Pentagon chief Jim Mattis on April 11 said the Vinson was "on her way up" to the peninsula.
President Donald Trump the next day said: "We are sending an armada. Very powerful."
But a defense official told AFP yesterday that the ships were still off the northwest coast of Australia. A Navy photograph showed the Vinson off Java over the weekend.
The official added that the strike group wouldn't be in the region before next week at the earliest -- it is thousands of nautical miles from the Java Sea to the Sea of Japan.
At the time of the strike group's deployment, many media outlets said the ships were steaming toward North Korea, when in fact they had temporarily headed in the opposite direction.
The United States ratcheted up its rhetoric ahead of North Korea's military parade and failed missile launch over the weekend, and Vice President Mike Pence on Monday declared that the era of US "strategic patience" in dealing with Pyongyang was over.

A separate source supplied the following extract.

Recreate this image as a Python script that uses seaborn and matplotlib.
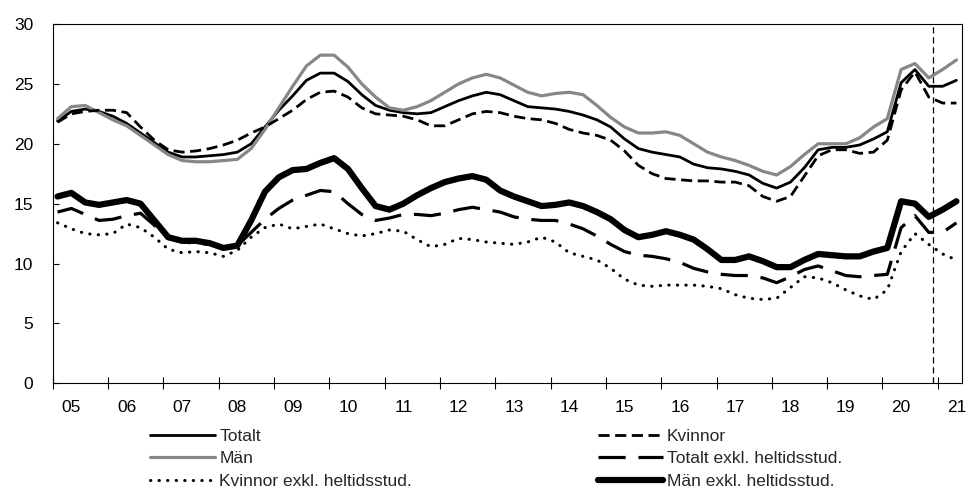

It was not clear if the issue was the result of poor communication by the Navy, but some observers were critical.
Joel Wit, a co-founder of the 38 North program of the US-Korea Institute at Johns Hopkins University, said the matter was "very perplexing" and fed into North Korea's narrative that America is all bluster and doesn't follow through on threats.
"If you are going to threaten the North Koreans, you better make sure your threat is credible," Wit said.
"If you threaten them and your threat is not credible, it's only going to undermine whatever your policy toward them is."